──────── Listing ────────

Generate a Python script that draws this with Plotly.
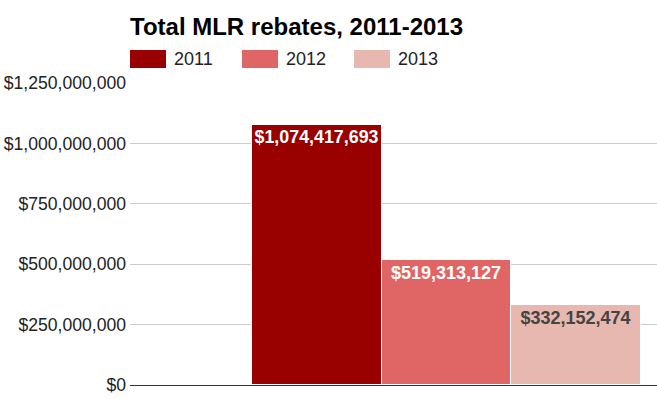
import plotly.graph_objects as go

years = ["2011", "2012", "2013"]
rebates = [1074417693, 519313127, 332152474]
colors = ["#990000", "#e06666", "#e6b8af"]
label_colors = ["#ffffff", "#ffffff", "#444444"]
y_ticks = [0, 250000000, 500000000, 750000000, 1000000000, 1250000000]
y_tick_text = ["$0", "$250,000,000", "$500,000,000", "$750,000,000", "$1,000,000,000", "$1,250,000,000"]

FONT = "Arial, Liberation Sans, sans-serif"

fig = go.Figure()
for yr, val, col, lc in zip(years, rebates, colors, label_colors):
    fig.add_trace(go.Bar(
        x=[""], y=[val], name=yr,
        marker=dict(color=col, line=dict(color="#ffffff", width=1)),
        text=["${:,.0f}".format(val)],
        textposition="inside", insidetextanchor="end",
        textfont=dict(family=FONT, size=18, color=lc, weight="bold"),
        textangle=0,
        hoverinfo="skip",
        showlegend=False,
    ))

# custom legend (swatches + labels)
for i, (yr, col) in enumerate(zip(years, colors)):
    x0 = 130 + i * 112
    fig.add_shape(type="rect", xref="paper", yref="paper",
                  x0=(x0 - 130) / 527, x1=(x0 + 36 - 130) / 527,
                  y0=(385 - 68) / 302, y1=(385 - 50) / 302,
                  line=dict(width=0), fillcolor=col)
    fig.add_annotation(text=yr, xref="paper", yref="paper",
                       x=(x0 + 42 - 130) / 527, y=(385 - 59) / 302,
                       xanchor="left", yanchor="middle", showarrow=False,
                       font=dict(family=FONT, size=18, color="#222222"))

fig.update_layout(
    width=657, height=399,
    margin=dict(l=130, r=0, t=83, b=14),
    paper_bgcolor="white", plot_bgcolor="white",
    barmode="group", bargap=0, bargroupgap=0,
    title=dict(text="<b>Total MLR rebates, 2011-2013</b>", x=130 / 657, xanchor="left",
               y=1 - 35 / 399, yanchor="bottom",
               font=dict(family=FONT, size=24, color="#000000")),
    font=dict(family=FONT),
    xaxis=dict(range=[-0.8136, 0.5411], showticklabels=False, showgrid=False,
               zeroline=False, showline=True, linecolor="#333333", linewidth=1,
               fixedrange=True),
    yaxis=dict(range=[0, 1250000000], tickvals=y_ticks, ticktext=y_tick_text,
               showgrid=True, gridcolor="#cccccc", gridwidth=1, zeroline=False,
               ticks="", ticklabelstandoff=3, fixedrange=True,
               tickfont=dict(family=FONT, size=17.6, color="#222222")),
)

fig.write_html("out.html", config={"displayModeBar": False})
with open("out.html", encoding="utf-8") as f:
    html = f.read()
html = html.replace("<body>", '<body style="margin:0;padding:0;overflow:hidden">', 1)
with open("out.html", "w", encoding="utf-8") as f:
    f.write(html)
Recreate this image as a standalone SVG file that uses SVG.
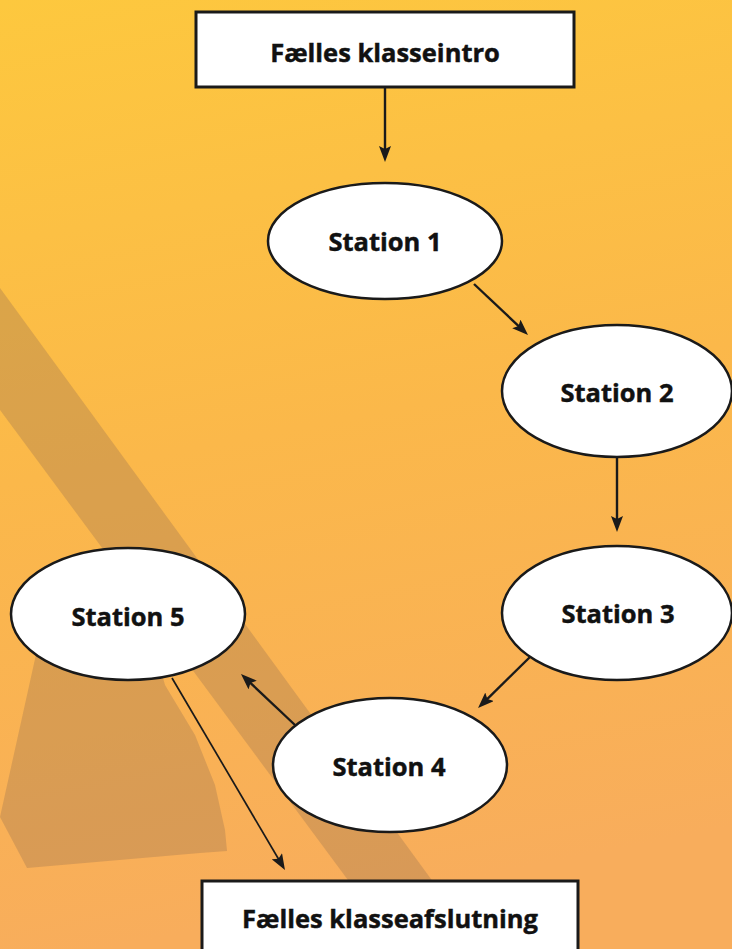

────────

Exercise instructions
Can you retype every record above exactly, leaving out the pictures?

Result of this exercise
Generate a Python script that draws this with Plotly.
import plotly.graph_objects as go

years = ["2011", "2012", "2013"]
rebates = [1074417693, 519313127, 332152474]
colors = ["#990000", "#e06666", "#e6b8af"]
label_colors = ["#ffffff", "#ffffff", "#444444"]
y_ticks = [0, 250000000, 500000000, 750000000, 1000000000, 1250000000]
y_tick_text = ["$0", "$250,000,000", "$500,000,000", "$750,000,000", "$1,000,000,000", "$1,250,000,000"]

FONT = "Arial, Liberation Sans, sans-serif"

fig = go.Figure()
for yr, val, col, lc in zip(years, rebates, colors, label_colors):
    fig.add_trace(go.Bar(
        x=[""], y=[val], name=yr,
        marker=dict(color=col, line=dict(color="#ffffff", width=1)),
        text=["${:,.0f}".format(val)],
        textposition="inside", insidetextanchor="end",
        textfont=dict(family=FONT, size=18, color=lc, weight="bold"),
        textangle=0,
        hoverinfo="skip",
        showlegend=False,
    ))

# custom legend (swatches + labels)
for i, (yr, col) in enumerate(zip(years, colors)):
    x0 = 130 + i * 112
    fig.add_shape(type="rect", xref="paper", yref="paper",
                  x0=(x0 - 130) / 527, x1=(x0 + 36 - 130) / 527,
                  y0=(385 - 68) / 302, y1=(385 - 50) / 302,
                  line=dict(width=0), fillcolor=col)
    fig.add_annotation(text=yr, xref="paper", yref="paper",
                       x=(x0 + 42 - 130) / 527, y=(385 - 59) / 302,
                       xanchor="left", yanchor="middle", showarrow=False,
                       font=dict(family=FONT, size=18, color="#222222"))

fig.update_layout(
    width=657, height=399,
    margin=dict(l=130, r=0, t=83, b=14),
    paper_bgcolor="white", plot_bgcolor="white",
    barmode="group", bargap=0, bargroupgap=0,
    title=dict(text="<b>Total MLR rebates, 2011-2013</b>", x=130 / 657, xanchor="left",
               y=1 - 35 / 399, yanchor="bottom",
               font=dict(family=FONT, size=24, color="#000000")),
    font=dict(family=FONT),
    xaxis=dict(range=[-0.8136, 0.5411], showticklabels=False, showgrid=False,
               zeroline=False, showline=True, linecolor="#333333", linewidth=1,
               fixedrange=True),
    yaxis=dict(range=[0, 1250000000], tickvals=y_ticks, ticktext=y_tick_text,
               showgrid=True, gridcolor="#cccccc", gridwidth=1, zeroline=False,
               ticks="", ticklabelstandoff=3, fixedrange=True,
               tickfont=dict(family=FONT, size=17.6, color="#222222")),
)

fig.write_html("out.html", config={"displayModeBar": False})
with open("out.html", encoding="utf-8") as f:
    html = f.read()
html = html.replace("<body>", '<body style="margin:0;padding:0;overflow:hidden">', 1)
with open("out.html", "w", encoding="utf-8") as f:
    f.write(html)
Recreate this image as a standalone SVG file that uses SVG.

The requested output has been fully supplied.